Stored entries:
----

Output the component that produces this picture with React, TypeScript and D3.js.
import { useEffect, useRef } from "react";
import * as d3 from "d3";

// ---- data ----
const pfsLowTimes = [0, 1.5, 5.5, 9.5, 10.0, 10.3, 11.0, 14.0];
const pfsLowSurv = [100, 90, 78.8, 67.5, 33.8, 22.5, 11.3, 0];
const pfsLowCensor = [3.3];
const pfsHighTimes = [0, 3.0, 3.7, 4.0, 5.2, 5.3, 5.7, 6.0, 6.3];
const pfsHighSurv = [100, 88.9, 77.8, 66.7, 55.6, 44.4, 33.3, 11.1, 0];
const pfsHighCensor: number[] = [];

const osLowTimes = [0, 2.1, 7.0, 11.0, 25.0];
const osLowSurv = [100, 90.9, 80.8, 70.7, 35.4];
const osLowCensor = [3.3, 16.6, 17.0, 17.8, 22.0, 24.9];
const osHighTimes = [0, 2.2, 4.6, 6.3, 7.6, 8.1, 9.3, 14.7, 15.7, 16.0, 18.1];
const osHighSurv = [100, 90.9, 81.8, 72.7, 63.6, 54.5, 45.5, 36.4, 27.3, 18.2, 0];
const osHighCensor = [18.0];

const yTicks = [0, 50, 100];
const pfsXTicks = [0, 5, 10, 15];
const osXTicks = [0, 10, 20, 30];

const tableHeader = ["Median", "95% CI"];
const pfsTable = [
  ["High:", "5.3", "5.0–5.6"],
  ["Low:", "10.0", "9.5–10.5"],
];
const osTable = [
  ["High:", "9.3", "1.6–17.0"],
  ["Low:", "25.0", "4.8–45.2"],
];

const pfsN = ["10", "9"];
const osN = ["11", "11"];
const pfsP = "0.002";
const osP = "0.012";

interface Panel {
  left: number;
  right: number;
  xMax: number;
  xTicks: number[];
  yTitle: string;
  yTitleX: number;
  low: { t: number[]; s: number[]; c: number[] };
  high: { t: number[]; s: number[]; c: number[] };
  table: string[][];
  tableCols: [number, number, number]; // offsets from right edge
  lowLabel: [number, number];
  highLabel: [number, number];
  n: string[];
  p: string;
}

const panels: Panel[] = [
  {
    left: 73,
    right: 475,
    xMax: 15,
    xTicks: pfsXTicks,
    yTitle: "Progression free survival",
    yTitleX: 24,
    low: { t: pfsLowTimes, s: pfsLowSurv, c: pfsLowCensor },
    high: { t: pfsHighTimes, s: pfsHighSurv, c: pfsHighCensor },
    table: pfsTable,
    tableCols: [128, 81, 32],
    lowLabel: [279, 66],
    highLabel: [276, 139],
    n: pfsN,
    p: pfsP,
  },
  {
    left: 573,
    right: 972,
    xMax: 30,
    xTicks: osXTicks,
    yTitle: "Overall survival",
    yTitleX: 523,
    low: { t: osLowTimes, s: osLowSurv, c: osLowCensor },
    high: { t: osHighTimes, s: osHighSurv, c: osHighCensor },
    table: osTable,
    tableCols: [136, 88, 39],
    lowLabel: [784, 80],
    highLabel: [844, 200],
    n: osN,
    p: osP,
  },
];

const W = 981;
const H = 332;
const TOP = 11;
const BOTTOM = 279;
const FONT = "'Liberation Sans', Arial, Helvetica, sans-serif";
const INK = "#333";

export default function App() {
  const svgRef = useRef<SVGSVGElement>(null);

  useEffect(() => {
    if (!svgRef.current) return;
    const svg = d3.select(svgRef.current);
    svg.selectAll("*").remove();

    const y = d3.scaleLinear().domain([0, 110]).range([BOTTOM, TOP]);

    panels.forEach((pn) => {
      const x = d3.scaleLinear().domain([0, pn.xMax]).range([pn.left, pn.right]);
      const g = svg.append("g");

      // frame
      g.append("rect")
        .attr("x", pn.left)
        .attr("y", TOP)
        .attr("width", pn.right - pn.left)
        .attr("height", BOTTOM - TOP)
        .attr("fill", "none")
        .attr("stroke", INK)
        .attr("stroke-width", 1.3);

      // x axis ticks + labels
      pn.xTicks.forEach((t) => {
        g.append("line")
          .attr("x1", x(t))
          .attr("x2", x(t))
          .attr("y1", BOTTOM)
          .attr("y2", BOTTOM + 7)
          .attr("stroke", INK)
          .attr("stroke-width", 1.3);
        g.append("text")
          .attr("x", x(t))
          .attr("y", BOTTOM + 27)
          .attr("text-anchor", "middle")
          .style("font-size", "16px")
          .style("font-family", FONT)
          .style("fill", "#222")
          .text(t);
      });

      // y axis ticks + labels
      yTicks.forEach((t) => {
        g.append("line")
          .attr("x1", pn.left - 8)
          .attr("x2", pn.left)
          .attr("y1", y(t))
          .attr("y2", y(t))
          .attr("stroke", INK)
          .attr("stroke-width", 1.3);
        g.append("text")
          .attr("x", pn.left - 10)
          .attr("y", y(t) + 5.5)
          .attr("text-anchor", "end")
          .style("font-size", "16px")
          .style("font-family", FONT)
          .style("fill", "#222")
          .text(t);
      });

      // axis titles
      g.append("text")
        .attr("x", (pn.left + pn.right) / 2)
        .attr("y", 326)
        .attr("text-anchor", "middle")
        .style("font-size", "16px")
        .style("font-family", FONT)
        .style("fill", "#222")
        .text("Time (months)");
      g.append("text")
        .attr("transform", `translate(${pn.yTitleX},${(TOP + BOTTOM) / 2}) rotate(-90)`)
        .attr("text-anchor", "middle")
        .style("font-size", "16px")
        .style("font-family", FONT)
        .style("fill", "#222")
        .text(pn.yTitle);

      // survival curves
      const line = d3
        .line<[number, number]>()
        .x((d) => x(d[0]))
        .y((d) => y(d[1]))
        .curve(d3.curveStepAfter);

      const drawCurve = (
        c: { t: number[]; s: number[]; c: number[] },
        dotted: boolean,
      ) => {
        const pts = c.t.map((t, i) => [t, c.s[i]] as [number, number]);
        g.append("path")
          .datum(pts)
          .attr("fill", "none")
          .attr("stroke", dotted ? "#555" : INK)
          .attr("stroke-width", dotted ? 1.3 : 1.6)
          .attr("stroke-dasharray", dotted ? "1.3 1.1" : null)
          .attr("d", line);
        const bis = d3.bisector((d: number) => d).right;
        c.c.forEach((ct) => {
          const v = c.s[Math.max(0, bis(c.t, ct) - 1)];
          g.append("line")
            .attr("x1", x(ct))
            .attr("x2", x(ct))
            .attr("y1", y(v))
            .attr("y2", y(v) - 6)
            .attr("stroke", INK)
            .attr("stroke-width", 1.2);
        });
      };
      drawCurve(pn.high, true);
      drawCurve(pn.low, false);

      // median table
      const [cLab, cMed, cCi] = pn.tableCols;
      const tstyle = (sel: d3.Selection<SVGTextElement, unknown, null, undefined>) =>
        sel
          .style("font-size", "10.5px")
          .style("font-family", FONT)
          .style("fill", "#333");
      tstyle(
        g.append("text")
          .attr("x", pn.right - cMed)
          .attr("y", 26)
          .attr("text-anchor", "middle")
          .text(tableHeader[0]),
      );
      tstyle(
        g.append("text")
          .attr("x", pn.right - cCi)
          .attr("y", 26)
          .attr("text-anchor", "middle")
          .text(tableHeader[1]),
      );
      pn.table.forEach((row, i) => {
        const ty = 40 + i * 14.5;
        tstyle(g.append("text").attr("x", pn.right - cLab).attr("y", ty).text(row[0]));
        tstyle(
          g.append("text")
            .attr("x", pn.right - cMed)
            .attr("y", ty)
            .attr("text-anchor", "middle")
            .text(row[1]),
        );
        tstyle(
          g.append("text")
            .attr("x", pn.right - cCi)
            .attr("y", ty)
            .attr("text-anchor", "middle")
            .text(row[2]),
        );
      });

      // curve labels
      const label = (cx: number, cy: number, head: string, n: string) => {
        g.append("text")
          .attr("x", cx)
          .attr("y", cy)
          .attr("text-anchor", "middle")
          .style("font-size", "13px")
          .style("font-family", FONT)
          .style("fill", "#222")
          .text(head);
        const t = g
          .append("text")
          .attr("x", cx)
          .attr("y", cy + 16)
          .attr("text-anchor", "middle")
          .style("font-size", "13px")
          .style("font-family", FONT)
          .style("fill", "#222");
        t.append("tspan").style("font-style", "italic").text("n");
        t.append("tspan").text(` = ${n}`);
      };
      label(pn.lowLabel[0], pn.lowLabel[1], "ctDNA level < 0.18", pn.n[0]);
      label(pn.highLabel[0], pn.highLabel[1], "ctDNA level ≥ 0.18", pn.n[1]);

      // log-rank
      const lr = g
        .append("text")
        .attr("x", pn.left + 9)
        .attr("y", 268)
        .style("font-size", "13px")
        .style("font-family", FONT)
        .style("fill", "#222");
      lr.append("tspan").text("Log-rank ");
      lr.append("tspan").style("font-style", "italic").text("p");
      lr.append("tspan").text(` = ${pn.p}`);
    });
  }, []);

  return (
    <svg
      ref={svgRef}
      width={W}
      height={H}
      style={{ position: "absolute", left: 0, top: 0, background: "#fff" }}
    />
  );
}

----

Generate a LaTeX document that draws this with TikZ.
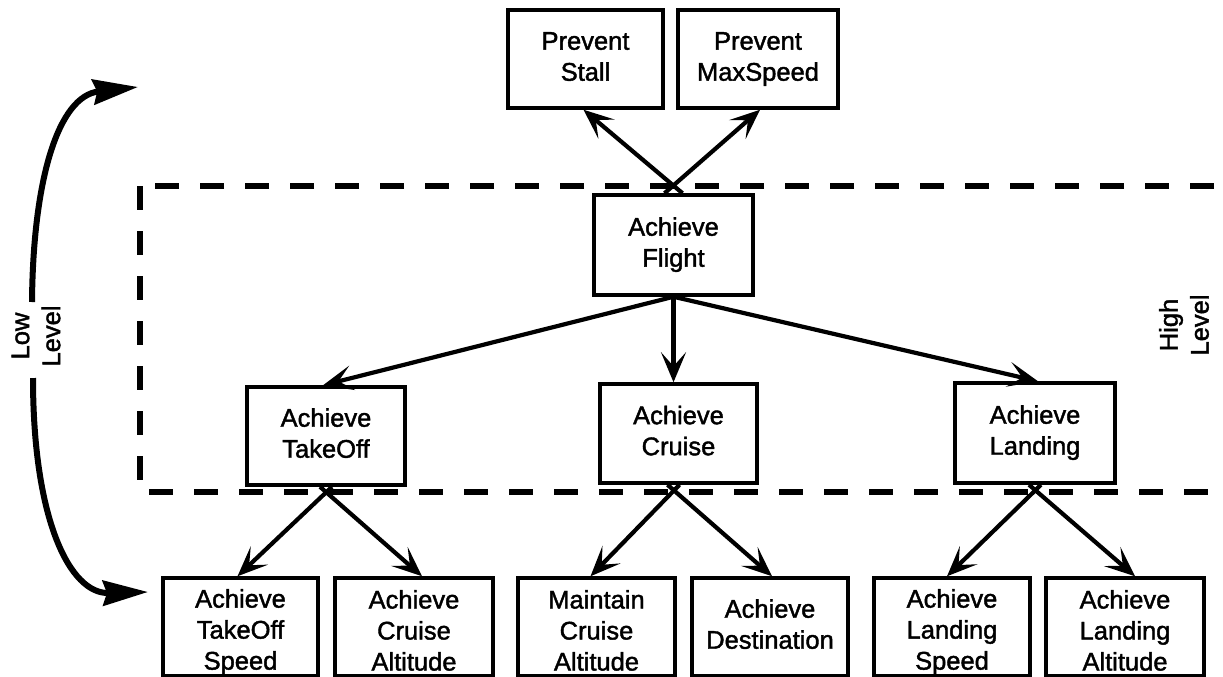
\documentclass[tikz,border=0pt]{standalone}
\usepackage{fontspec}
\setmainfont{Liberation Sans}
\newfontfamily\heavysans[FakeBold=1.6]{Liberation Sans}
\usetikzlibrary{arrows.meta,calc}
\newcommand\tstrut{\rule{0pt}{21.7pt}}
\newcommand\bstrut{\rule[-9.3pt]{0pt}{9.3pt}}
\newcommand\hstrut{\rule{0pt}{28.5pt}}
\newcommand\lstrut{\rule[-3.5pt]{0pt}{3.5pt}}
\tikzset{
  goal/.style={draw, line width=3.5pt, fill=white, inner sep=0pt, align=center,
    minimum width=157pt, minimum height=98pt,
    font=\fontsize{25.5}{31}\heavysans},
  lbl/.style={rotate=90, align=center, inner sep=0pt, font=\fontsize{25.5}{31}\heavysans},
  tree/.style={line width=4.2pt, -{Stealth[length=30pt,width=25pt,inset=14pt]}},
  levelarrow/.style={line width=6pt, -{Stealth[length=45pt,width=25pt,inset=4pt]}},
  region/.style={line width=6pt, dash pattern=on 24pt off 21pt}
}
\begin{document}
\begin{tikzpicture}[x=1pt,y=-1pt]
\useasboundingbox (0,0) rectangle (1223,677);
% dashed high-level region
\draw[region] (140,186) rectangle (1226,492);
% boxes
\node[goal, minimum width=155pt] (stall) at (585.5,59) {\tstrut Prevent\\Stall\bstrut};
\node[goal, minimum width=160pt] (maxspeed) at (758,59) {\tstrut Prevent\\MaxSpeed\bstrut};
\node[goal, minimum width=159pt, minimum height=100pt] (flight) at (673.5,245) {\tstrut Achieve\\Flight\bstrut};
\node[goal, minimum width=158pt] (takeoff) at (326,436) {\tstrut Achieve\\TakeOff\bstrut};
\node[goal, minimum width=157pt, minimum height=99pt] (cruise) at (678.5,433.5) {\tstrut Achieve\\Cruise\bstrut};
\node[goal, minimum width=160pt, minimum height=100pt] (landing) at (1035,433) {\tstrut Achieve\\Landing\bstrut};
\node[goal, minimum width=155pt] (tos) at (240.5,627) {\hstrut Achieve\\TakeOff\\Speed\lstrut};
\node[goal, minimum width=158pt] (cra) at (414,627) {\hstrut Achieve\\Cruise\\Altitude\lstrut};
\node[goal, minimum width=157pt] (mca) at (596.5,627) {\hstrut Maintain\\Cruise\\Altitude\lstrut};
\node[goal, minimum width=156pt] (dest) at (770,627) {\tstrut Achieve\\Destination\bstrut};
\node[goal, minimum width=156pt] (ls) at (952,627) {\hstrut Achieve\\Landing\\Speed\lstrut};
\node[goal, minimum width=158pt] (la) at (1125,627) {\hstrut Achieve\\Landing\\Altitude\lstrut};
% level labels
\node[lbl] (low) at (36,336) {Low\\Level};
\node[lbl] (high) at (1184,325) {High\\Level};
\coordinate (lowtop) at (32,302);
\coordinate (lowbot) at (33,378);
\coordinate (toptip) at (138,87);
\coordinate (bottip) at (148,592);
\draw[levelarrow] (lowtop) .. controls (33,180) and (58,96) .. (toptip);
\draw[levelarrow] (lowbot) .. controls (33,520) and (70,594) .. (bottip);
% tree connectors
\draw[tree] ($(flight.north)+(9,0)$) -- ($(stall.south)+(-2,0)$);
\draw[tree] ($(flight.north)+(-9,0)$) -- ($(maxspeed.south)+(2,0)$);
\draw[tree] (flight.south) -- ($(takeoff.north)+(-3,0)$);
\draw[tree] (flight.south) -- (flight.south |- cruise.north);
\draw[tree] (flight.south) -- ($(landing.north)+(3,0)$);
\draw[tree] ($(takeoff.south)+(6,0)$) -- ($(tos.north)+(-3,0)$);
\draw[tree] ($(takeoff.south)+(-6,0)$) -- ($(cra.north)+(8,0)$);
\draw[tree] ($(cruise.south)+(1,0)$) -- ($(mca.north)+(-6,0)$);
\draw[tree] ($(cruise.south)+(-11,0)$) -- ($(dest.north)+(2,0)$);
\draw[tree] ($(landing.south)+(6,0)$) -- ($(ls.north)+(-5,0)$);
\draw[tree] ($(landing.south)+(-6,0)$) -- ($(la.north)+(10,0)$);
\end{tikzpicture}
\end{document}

----

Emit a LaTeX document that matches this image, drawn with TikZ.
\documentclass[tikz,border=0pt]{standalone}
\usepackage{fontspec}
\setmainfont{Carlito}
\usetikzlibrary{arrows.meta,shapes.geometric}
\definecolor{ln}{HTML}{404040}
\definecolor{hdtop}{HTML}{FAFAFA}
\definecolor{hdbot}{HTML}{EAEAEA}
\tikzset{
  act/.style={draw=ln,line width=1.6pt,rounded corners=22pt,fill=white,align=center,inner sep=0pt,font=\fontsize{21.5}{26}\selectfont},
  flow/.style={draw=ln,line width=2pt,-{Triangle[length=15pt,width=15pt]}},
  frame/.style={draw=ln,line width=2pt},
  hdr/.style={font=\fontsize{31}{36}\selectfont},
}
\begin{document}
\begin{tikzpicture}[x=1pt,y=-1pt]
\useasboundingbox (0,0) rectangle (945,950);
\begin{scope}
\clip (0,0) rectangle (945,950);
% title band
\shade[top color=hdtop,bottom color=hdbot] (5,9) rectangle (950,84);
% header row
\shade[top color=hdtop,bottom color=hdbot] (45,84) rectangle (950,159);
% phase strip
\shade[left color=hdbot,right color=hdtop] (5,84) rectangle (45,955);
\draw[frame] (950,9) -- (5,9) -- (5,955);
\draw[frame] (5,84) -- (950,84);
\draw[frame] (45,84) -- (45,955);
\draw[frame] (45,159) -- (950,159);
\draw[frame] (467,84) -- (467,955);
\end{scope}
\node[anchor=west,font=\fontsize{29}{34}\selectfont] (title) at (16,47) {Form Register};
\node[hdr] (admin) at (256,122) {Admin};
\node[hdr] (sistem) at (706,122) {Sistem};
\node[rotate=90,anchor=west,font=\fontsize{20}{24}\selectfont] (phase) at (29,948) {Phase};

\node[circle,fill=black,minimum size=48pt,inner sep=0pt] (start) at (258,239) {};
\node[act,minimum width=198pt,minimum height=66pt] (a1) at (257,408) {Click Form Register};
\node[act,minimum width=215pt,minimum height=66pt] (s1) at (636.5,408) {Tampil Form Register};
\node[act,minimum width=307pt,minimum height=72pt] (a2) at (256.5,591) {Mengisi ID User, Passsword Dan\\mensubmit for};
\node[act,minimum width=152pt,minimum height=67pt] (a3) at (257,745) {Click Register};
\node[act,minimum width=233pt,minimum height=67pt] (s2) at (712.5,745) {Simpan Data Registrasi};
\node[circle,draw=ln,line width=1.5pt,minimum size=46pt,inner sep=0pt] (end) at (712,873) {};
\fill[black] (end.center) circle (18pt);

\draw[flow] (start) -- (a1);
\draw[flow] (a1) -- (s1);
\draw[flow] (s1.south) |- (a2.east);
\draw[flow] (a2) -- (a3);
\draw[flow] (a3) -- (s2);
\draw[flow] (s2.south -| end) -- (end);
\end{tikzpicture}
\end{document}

----

PROMPT
Within the listing above, give again exactly every line from the line with "Output the component" through the line with "import * as", both included, and no other line.

SOLUTION TO THIS EXERCISE
Output the component that produces this picture with React, TypeScript and D3.js.
import { useEffect, useRef } from "react";
import * as d3 from "d3";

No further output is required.